BEGIN EXERCISE INPUT

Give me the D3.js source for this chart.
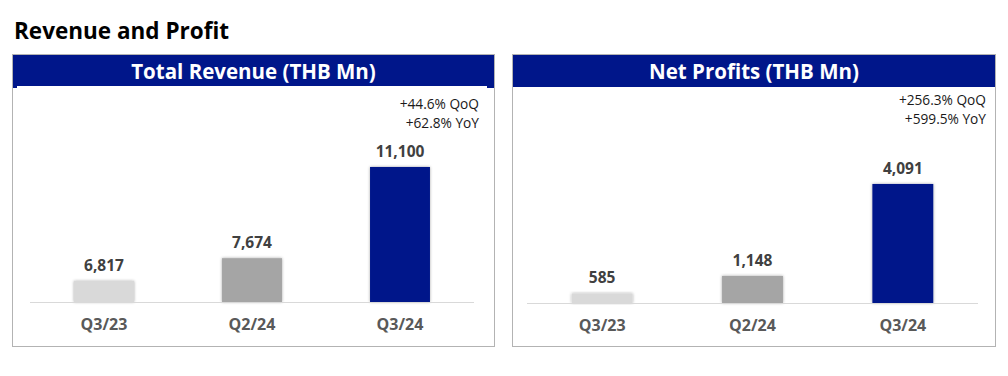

END EXERCISE INPUT
BEGIN EXERCISE INPUT

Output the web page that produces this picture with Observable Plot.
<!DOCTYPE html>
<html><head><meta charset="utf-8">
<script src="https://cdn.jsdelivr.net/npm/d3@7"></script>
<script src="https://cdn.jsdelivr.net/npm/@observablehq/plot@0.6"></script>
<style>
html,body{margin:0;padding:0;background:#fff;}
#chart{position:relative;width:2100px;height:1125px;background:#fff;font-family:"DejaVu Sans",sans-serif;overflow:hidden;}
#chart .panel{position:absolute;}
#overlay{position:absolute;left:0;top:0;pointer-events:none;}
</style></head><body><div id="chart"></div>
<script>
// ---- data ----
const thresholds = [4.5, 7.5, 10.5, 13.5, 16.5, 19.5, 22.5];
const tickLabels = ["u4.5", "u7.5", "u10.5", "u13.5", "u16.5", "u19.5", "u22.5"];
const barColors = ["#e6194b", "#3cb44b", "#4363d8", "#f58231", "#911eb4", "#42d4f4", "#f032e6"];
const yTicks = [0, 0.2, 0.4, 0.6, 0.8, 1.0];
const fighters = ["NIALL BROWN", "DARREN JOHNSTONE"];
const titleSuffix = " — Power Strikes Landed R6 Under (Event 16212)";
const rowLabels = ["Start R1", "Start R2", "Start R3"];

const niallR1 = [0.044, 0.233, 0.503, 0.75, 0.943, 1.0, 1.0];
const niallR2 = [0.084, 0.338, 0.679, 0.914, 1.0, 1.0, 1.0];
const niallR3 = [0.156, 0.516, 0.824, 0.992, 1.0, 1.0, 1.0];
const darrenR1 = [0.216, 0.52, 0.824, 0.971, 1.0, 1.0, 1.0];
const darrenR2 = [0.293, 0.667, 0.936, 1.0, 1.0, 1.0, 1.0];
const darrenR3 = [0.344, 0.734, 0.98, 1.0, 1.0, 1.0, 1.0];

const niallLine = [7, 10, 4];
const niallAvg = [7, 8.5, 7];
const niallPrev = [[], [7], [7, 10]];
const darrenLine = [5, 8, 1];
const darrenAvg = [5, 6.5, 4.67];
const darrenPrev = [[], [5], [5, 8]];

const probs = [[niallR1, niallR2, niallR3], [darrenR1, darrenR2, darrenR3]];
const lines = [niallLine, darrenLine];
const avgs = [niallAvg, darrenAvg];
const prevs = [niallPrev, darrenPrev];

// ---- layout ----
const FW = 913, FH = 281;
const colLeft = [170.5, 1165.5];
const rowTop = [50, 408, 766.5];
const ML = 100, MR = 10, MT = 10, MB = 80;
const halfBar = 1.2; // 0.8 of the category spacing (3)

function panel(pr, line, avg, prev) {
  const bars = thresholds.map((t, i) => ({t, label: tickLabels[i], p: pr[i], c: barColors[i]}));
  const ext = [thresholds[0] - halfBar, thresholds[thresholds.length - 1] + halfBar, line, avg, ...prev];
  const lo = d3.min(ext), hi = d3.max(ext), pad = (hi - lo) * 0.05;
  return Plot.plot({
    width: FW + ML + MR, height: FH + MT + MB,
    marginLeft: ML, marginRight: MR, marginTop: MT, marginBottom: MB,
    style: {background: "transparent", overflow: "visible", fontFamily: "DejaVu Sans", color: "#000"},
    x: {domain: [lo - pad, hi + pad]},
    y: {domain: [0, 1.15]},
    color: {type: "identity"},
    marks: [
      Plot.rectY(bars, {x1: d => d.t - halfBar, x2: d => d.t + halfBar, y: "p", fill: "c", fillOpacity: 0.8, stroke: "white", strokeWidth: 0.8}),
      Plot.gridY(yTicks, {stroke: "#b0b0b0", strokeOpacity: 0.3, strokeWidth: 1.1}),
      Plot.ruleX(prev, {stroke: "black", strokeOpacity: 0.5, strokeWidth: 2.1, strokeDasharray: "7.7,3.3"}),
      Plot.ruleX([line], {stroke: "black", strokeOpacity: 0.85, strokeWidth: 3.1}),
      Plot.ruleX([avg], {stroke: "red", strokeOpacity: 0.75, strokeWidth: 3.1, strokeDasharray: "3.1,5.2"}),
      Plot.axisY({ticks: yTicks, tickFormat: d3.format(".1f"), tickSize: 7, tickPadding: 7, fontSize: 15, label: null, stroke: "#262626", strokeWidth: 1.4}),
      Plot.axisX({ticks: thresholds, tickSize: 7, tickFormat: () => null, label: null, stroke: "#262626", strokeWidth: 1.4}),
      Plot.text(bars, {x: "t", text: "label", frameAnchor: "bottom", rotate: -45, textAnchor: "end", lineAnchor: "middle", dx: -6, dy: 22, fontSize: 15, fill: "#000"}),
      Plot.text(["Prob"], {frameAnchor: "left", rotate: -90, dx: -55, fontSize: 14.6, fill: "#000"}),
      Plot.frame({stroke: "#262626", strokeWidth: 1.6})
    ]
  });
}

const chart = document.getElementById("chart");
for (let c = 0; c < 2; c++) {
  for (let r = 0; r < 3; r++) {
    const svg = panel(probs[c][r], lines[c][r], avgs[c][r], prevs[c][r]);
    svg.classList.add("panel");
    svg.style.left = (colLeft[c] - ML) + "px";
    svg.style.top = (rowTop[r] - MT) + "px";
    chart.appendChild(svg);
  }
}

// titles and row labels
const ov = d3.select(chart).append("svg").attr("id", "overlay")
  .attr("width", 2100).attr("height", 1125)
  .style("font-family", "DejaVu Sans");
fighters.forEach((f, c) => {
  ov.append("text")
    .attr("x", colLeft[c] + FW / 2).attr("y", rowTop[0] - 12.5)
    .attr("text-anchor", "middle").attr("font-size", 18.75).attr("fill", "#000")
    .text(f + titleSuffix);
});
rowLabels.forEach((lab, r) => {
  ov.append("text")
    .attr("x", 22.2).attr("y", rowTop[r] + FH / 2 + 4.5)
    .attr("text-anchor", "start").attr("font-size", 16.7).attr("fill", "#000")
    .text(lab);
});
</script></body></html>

END EXERCISE INPUT

> AIM
In the material above, find the lines that contain "this" and show them.

> WRITTEN RESPONSE
Give me the D3.js source for this chart.
Output the web page that produces this picture with Observable Plot.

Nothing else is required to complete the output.